begin Dataset content

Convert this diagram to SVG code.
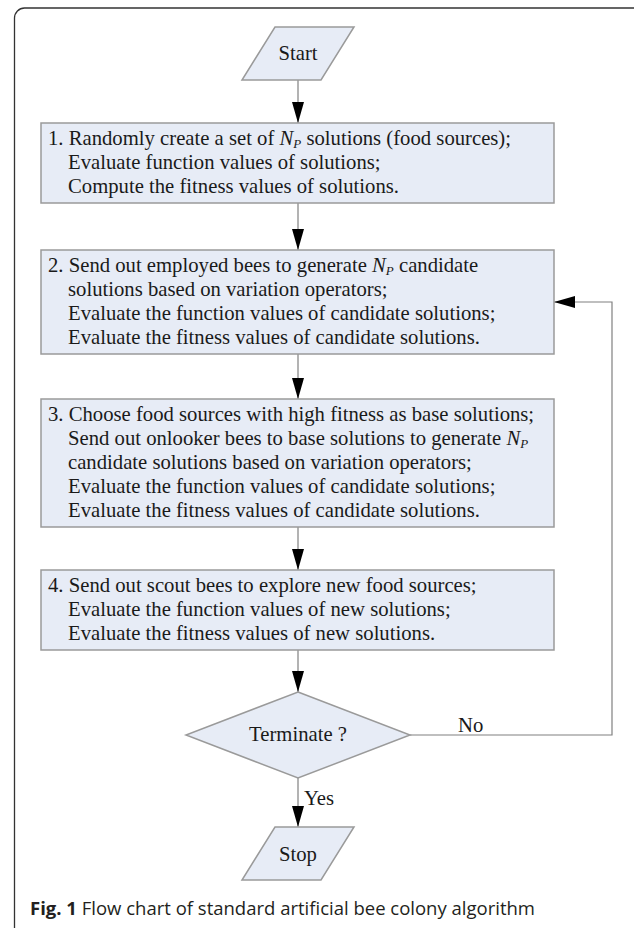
<svg xmlns="http://www.w3.org/2000/svg" width="634" height="928" viewBox="0 0 634 928">
  <style>
    .box { fill: #e7ecf6; stroke: #9a9a9a; stroke-width: 1.5; }
    .t { font-family: "Liberation Serif", "Times New Roman", serif; font-size: 20.7px; fill: #1a1a1a; }
    .mid { text-anchor: middle; }
    .sub { font-size: 13px; font-style: italic; }
    .it { font-style: italic; }
    .conn { fill: none; stroke: #808080; stroke-width: 1.2; }
    .cap { font-family: "Open Sans", "Noto Sans", sans-serif; font-size: 18.5px; fill: #231f20; }
  </style>
  <defs>
    <marker id="ah" viewBox="0 0 21 12" refX="21" refY="6" markerWidth="21" markerHeight="12" markerUnits="userSpaceOnUse" orient="auto">
      <path d="M0,0 L21,6 L0,12 Z" fill="#000"/>
    </marker>
  </defs>

  <path id="frame" d="M14.5,928 V18 A10,10 0 0 1 24.5,8 H634" fill="none" stroke="#333" stroke-width="1.3"/>

  <g id="connectors">
    <line class="conn" x1="298" y1="80" x2="298" y2="123" marker-end="url(#ah)"/>
    <line class="conn" x1="298" y1="203" x2="298" y2="250" marker-end="url(#ah)"/>
    <line class="conn" x1="298" y1="354" x2="298" y2="399" marker-end="url(#ah)"/>
    <line class="conn" x1="298" y1="527" x2="298" y2="570" marker-end="url(#ah)"/>
    <line class="conn" x1="298" y1="650" x2="298" y2="692" marker-end="url(#ah)"/>
    <line class="conn" x1="298" y1="778" x2="298" y2="827" marker-end="url(#ah)"/>
    <path class="conn" d="M410,735 H612 V302 H554" marker-end="url(#ah)"/>
    <text class="t" x="458" y="732">No</text>
    <text class="t" x="304" y="805">Yes</text>
  </g>

  <g id="start">
    <polygon class="box" points="275,27 354,27 321,80 242,80"/>
    <text class="t mid" x="298" y="60">Start</text>
  </g>

  <g id="step1">
    <rect class="box" x="41" y="123" width="513" height="80"/>
    <text class="t" x="48" y="145">1. Randomly create a set of <tspan class="it">N</tspan><tspan class="sub" dy="3">P</tspan><tspan dy="-3"> solutions (food sources);</tspan></text>
    <text class="t" x="68" y="169">Evaluate function values of solutions;</text>
    <text class="t" x="68" y="193">Compute the fitness values of solutions.</text>
  </g>

  <g id="step2">
    <rect class="box" x="41" y="250" width="513" height="104"/>
    <text class="t" x="48" y="272">2. Send out employed bees to generate <tspan class="it">N</tspan><tspan class="sub" dy="3">P</tspan><tspan dy="-3"> candidate</tspan></text>
    <text class="t" x="68" y="296">solutions based on variation operators;</text>
    <text class="t" x="68" y="320">Evaluate the function values of candidate solutions;</text>
    <text class="t" x="68" y="344">Evaluate the fitness values of candidate solutions.</text>
  </g>

  <g id="step3">
    <rect class="box" x="41" y="399" width="513" height="128"/>
    <text class="t" x="48" y="421">3. Choose food sources with high fitness as base solutions;</text>
    <text class="t" x="68" y="445">Send out onlooker bees to base solutions to generate <tspan class="it">N</tspan><tspan class="sub" dy="3">P</tspan></text>
    <text class="t" x="68" y="469">candidate solutions based on variation operators;</text>
    <text class="t" x="68" y="493">Evaluate the function values of candidate solutions;</text>
    <text class="t" x="68" y="517">Evaluate the fitness values of candidate solutions.</text>
  </g>

  <g id="step4">
    <rect class="box" x="41" y="570" width="513" height="80"/>
    <text class="t" x="48" y="592">4. Send out scout bees to explore new food sources;</text>
    <text class="t" x="68" y="616">Evaluate the function values of new solutions;</text>
    <text class="t" x="68" y="640">Evaluate the fitness values of new solutions.</text>
  </g>

  <g id="terminate">
    <polygon class="box" points="298,692 410,735 298,778 186,735"/>
    <text class="t mid" x="298" y="741">Terminate ?</text>
  </g>

  <g id="stop">
    <polygon class="box" points="275,827 354,827 321,880 242,880"/>
    <text class="t mid" x="298" y="861">Stop</text>
  </g>

  <text class="cap" x="30" y="915"><tspan font-weight="bold">Fig. 1</tspan> Flow chart of standard artificial bee colony algorithm</text>
</svg>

end Dataset content

Please set down each line of the data above exactly as written, without the pictures.

Convert this diagram to SVG code.
<svg xmlns="http://www.w3.org/2000/svg" width="634" height="928" viewBox="0 0 634 928">
  <style>
    .box { fill: #e7ecf6; stroke: #9a9a9a; stroke-width: 1.5; }
    .t { font-family: "Liberation Serif", "Times New Roman", serif; font-size: 20.7px; fill: #1a1a1a; }
    .mid { text-anchor: middle; }
    .sub { font-size: 13px; font-style: italic; }
    .it { font-style: italic; }
    .conn { fill: none; stroke: #808080; stroke-width: 1.2; }
    .cap { font-family: "Open Sans", "Noto Sans", sans-serif; font-size: 18.5px; fill: #231f20; }
  </style>
  <defs>
    <marker id="ah" viewBox="0 0 21 12" refX="21" refY="6" markerWidth="21" markerHeight="12" markerUnits="userSpaceOnUse" orient="auto">
      <path d="M0,0 L21,6 L0,12 Z" fill="#000"/>
    </marker>
  </defs>

  <path id="frame" d="M14.5,928 V18 A10,10 0 0 1 24.5,8 H634" fill="none" stroke="#333" stroke-width="1.3"/>

  <g id="connectors">
    <line class="conn" x1="298" y1="80" x2="298" y2="123" marker-end="url(#ah)"/>
    <line class="conn" x1="298" y1="203" x2="298" y2="250" marker-end="url(#ah)"/>
    <line class="conn" x1="298" y1="354" x2="298" y2="399" marker-end="url(#ah)"/>
    <line class="conn" x1="298" y1="527" x2="298" y2="570" marker-end="url(#ah)"/>
    <line class="conn" x1="298" y1="650" x2="298" y2="692" marker-end="url(#ah)"/>
    <line class="conn" x1="298" y1="778" x2="298" y2="827" marker-end="url(#ah)"/>
    <path class="conn" d="M410,735 H612 V302 H554" marker-end="url(#ah)"/>
    <text class="t" x="458" y="732">No</text>
    <text class="t" x="304" y="805">Yes</text>
  </g>

  <g id="start">
    <polygon class="box" points="275,27 354,27 321,80 242,80"/>
    <text class="t mid" x="298" y="60">Start</text>
  </g>

  <g id="step1">
    <rect class="box" x="41" y="123" width="513" height="80"/>
    <text class="t" x="48" y="145">1. Randomly create a set of <tspan class="it">N</tspan><tspan class="sub" dy="3">P</tspan><tspan dy="-3"> solutions (food sources);</tspan></text>
    <text class="t" x="68" y="169">Evaluate function values of solutions;</text>
    <text class="t" x="68" y="193">Compute the fitness values of solutions.</text>
  </g>

  <g id="step2">
    <rect class="box" x="41" y="250" width="513" height="104"/>
    <text class="t" x="48" y="272">2. Send out employed bees to generate <tspan class="it">N</tspan><tspan class="sub" dy="3">P</tspan><tspan dy="-3"> candidate</tspan></text>
    <text class="t" x="68" y="296">solutions based on variation operators;</text>
    <text class="t" x="68" y="320">Evaluate the function values of candidate solutions;</text>
    <text class="t" x="68" y="344">Evaluate the fitness values of candidate solutions.</text>
  </g>

  <g id="step3">
    <rect class="box" x="41" y="399" width="513" height="128"/>
    <text class="t" x="48" y="421">3. Choose food sources with high fitness as base solutions;</text>
    <text class="t" x="68" y="445">Send out onlooker bees to base solutions to generate <tspan class="it">N</tspan><tspan class="sub" dy="3">P</tspan></text>
    <text class="t" x="68" y="469">candidate solutions based on variation operators;</text>
    <text class="t" x="68" y="493">Evaluate the function values of candidate solutions;</text>
    <text class="t" x="68" y="517">Evaluate the fitness values of candidate solutions.</text>
  </g>

  <g id="step4">
    <rect class="box" x="41" y="570" width="513" height="80"/>
    <text class="t" x="48" y="592">4. Send out scout bees to explore new food sources;</text>
    <text class="t" x="68" y="616">Evaluate the function values of new solutions;</text>
    <text class="t" x="68" y="640">Evaluate the fitness values of new solutions.</text>
  </g>

  <g id="terminate">
    <polygon class="box" points="298,692 410,735 298,778 186,735"/>
    <text class="t mid" x="298" y="741">Terminate ?</text>
  </g>

  <g id="stop">
    <polygon class="box" points="275,827 354,827 321,880 242,880"/>
    <text class="t mid" x="298" y="861">Stop</text>
  </g>

  <text class="cap" x="30" y="915"><tspan font-weight="bold">Fig. 1</tspan> Flow chart of standard artificial bee colony algorithm</text>
</svg>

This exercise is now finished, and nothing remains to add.